'Pumunta kaya siya sa Mindanao': Adiong dares Panelo after lecture on secession
At A Glance
- Lanao del Sur 1st district Rep. Zia Alonto Adiong issued a simple challenge to former presidential chief legal counsel Salvador Panelo, after the latter branded certain people's reactions to the proposed Mindanao secession as having "gone ballistic".
(Left) Lanao del Sur 1st district Rep. Zia Alonto Adiong (Right) Former presidential chief legal counsel Salvador Panelo (PPAB, OPS/MANILA BULLETIN)
Lanao del Sur 1st district Rep. Zia Alonto Adiong issued a simple challenge to former presidential chief legal counsel Salvador Panelo, after the latter branded certain people's reactions to the proposed Mindanao secession as having “gone ballistic”.
“Pumunta na lang kaya siya sa Mindanao at doon siya tumira sa mga conflict-stricken communities at sabihin kaya niya na mag-independent siya,” Adiong said in a press briefing on Tuesday, Feb. 13, referring to Panalog, a Bicol native.

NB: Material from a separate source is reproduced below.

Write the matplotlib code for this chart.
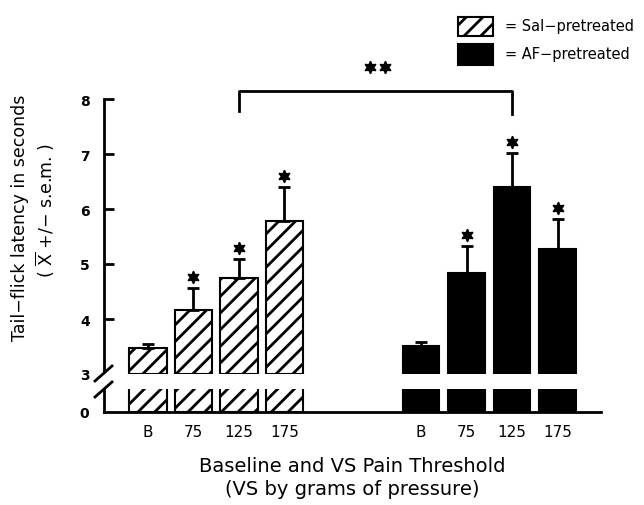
import numpy as np
import matplotlib
matplotlib.use('Agg')
import matplotlib.pyplot as plt
from matplotlib.patches import Rectangle
from matplotlib.lines import Line2D

plt.rcParams['font.family'] = ['DejaVu Sans']
plt.rcParams['mathtext.fontset'] = 'dejavusans'
plt.rcParams['hatch.linewidth'] = 2.0

# data
doses = ['B', '75', '125', '175']
salMeans = [3.47, 4.16, 4.75, 5.78]
salSem = [0.08, 0.40, 0.34, 0.62]
afMeans = [3.51, 4.84, 6.40, 5.27]
afSem = [0.07, 0.49, 0.62, 0.55]
salSig = [False, True, True, True]
afSig = [False, True, True, True]

salPos = np.arange(4)
afPos = np.arange(4) + 6

fig = plt.figure(figsize=(6.44, 5.06), dpi=100)
W, H = 644.0, 506.0

def figRect(x0, y0, x1, y1):
    # pixel box (top-left origin) -> figure fraction
    return [x0 / W, 1 - y1 / H, (x1 - x0) / W, (y1 - y0) / H]

axTop = fig.add_axes(figRect(104, 100, 601, 375))
axBot = fig.add_axes(figRect(104, 390, 601, 413))

xlo, xhi = -0.967, 9.956
for ax in (axTop, axBot):
    ax.set_xlim(xlo, xhi)
    ax.patch.set_alpha(0)
    ax.spines['top'].set_visible(False)
    ax.spines['right'].set_visible(False)
    ax.spines['left'].set_linewidth(2)
    ax.spines['bottom'].set_linewidth(2)

axTop.set_ylim(3, 8)
axBot.set_ylim(0, 3)
axTop.spines['bottom'].set_visible(False)
axTop.spines['left'].set_bounds(3.055, 8)

# bars
for ax, bottom in ((axTop, 3), (axBot, 0)):
    ax.bar(salPos, np.array(salMeans) - bottom, bottom=bottom, width=0.83,
           facecolor='white', edgecolor='black', linewidth=1.5, hatch='//')
    ax.bar(afPos, np.array(afMeans) - bottom, bottom=bottom, width=0.8,
           facecolor='black', edgecolor='black', linewidth=1.5)

# error bars (upper only)
axTop.errorbar(salPos, salMeans, yerr=[np.zeros(4), salSem], fmt='none',
               ecolor='black', elinewidth=2, capsize=4, capthick=2)
axTop.errorbar(afPos, afMeans, yerr=[np.zeros(4), afSem], fmt='none',
               ecolor='black', elinewidth=2, capsize=4, capthick=2)

# significance stars
for pos, m, s, sig in zip(list(salPos) + list(afPos), salMeans + afMeans,
                          salSem + afSem, salSig + afSig):
    if sig:
        axTop.plot(pos, m + s + 0.2, marker=(6, 1, 0), color='black',
                   markersize=9, clip_on=False)

# bracket between the two 125 bars
axTop.plot([2, 2, 8, 8], [7.78, 8.145, 8.145, 7.73], color='black',
           linewidth=2, clip_on=False)
axTop.plot([4.88, 5.2], [8.58, 8.58], linestyle='none', marker=(6, 1, 0),
           color='black', markersize=9, clip_on=False)

# y ticks
axTop.set_yticks([3, 4, 5, 6, 7, 8])
axTop.set_yticklabels(['3', '4', '5', '6', '7', '8'], fontweight='bold', fontsize=10)
axTop.tick_params(axis='y', direction='in', length=7, width=2, pad=10)
axTop.yaxis.get_major_ticks()[0].tick1line.set_visible(False)
axTop.set_xticks([])

axBot.set_yticks([0])
axBot.set_yticklabels(['0'], fontweight='bold', fontsize=10)
axBot.tick_params(axis='y', length=0, pad=11)
axBot.set_xticks(list(salPos) + list(afPos))
axBot.set_xticklabels(doses + doses, fontsize=11)
axBot.tick_params(axis='x', length=0, pad=9)

# axis break marks
for y0 in (382, 398):
    fig.add_artist(Line2D([95 / W, 112 / W], [1 - y0 / H, 1 - (y0 - 15) / H],
                          transform=fig.transFigure, color='black', linewidth=2))

# axis titles
fig.text(352 / W, 1 - 467 / H, 'Baseline and VS Pain Threshold',
         ha='center', va='center', fontsize=14)
fig.text(352 / W, 1 - 490 / H, '(VS by grams of pressure)',
         ha='center', va='center', fontsize=14)
fig.text(20 / W, 1 - 218 / H, 'Tail\u2212flick latency in seconds',
         ha='center', va='center', rotation=90, fontsize=12.5)
fig.text(45 / W, 1 - 210 / H, '( $\\overline{\\mathsf{X}}$ +/\u2212 s.e.m. )',
         ha='center', va='center', rotation=90, fontsize=12.5)

# legend
fig.add_artist(Rectangle((458 / W, 1 - 37 / H), 35 / W, 19 / H,
                         transform=fig.transFigure, facecolor='white',
                         edgecolor='black', linewidth=1.5, hatch='//'))
fig.add_artist(Rectangle((458 / W, 1 - 66 / H), 35 / W, 21 / H,
                         transform=fig.transFigure, facecolor='black',
                         edgecolor='black', linewidth=1.5))
fig.text(505 / W, 1 - 27 / H, '= Sal\u2212pretreated', ha='left', va='center', fontsize=10.5)
fig.text(505 / W, 1 - 55 / H, '= AF\u2212pretreated', ha='left', va='center', fontsize=10.5)

fig.savefig('out.png', dpi=100)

(Why don't he just go to Mindanao, live in the conflict-stricken communities there and then he can say that he is for independence.)
“Obviously, former [press] secretary Panelo is not from Mindanao because ‘pag sinabi mong (when you say) secession and independence, these are not mere words for us,” he added.

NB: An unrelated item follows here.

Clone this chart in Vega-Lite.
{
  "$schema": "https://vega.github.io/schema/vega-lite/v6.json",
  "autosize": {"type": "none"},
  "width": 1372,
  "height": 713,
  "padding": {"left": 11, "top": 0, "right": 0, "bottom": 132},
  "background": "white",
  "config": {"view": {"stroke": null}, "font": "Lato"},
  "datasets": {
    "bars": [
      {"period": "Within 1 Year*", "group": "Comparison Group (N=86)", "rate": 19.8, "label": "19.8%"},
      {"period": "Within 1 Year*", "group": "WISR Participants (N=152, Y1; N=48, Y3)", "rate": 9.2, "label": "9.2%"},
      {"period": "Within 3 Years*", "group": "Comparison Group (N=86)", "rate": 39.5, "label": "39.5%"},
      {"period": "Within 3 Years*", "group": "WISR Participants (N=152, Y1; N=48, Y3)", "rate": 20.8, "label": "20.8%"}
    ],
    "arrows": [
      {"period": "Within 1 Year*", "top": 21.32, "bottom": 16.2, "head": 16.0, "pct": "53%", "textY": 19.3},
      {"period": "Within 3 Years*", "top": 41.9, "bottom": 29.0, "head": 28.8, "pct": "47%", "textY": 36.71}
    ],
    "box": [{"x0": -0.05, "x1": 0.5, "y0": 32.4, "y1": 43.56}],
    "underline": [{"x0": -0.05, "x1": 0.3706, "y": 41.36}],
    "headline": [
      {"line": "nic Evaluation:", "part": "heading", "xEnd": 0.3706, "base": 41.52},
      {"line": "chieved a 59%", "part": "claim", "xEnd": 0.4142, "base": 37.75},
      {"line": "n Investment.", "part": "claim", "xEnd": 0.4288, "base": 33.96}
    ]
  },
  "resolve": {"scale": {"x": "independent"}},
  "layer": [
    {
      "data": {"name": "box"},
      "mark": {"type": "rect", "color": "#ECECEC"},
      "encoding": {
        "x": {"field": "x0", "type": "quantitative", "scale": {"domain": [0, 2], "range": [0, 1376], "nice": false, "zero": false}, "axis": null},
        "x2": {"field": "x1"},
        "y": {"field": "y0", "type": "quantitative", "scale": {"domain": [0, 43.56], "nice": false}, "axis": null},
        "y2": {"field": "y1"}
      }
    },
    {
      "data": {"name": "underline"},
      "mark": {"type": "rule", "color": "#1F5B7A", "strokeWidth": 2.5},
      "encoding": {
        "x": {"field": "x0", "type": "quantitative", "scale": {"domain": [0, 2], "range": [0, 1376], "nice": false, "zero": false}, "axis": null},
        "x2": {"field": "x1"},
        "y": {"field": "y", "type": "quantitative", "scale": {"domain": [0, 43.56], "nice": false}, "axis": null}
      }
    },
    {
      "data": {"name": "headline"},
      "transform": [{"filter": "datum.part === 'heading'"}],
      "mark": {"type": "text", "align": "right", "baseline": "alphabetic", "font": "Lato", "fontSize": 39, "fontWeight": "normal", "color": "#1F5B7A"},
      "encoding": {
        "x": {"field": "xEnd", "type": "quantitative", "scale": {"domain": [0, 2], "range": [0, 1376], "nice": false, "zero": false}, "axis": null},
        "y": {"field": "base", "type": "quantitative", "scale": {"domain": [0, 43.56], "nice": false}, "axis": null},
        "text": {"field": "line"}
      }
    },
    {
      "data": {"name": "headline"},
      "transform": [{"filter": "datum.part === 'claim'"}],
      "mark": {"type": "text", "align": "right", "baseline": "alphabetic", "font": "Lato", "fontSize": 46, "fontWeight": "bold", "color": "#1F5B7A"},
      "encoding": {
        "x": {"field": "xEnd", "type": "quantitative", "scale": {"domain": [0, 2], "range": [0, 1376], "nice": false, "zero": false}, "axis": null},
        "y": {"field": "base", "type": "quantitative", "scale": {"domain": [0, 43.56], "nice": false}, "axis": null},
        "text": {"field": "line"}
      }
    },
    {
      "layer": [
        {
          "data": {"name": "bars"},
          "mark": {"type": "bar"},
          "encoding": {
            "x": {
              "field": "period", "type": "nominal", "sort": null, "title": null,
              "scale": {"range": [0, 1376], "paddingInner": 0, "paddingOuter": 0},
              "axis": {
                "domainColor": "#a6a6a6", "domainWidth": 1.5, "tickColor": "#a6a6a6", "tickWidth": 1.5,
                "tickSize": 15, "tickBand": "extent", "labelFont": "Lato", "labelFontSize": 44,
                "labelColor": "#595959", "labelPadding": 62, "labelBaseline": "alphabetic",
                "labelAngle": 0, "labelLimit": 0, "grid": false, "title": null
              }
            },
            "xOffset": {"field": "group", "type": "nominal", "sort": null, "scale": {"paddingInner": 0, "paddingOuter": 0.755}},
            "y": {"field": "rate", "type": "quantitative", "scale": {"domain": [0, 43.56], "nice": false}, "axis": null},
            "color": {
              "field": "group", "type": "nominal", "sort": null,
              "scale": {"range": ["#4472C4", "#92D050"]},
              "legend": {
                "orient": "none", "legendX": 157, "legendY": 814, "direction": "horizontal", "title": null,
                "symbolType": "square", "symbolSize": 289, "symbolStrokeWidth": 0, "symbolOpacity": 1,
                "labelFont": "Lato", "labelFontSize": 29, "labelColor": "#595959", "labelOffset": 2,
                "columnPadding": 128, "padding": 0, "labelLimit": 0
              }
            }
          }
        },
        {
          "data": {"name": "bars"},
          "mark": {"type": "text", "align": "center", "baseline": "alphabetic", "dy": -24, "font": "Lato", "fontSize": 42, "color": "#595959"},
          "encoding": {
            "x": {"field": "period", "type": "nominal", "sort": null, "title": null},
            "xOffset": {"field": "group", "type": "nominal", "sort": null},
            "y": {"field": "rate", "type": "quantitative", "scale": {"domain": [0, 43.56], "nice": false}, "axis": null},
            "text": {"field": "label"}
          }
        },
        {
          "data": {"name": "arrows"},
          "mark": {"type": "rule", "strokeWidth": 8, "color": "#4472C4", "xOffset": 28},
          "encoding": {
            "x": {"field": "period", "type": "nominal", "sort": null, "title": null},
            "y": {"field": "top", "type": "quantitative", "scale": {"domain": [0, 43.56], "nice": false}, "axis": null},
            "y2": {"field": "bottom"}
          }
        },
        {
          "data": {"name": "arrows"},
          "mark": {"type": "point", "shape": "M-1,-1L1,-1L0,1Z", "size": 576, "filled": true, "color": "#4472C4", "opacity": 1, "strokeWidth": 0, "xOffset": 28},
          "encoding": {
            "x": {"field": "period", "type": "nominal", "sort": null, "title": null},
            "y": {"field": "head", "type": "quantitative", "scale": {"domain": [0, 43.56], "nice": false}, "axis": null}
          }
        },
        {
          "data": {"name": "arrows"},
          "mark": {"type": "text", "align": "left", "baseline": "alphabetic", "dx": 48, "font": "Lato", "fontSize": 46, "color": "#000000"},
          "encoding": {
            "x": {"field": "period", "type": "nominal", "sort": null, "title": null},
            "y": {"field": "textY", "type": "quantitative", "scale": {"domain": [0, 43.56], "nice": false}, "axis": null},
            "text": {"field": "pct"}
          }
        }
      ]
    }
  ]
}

Panelo, who served in the administration of former president Rodrigo Duterte, recently claimed that the notion behind a Mindanao secession cannot be “absolutely said to be doomed to fail”.
Panelo claimed that reactions to Duterte’s support for an independent Mindanao has been blown out of proportion by its critics, with the feedback ranging from “over-reaction to the utterly absurd”.
“Na-experienced namin andaming namatay, andaming giyera (We've experienced many deaths, many wars). Of course when you hear these issues again popping up out of nowhere of course it will remind you of your past experiences before. And it doesn’t sit well in our memory,” said Adiong.
“Obviously he’s not from Mindanao so he does not know why we reacted this way,” the lawmaker stressed.
While Adiong said he respects Panelo’s right to express his opinion, he warned the former chief legal counsel about his pro-secession stance given that it threatens to disenfranchise certain areas away from the Philippines.
“You are threatening not only the geographical composition of the Philippines but you are threatening the existing institutions which, by the way, institutions are very, very working now,” he noted.
President Marcos recently thumbed down the Mindanao secessionist movement and stated that calls for an independent Mindanao were “doomed to fail”.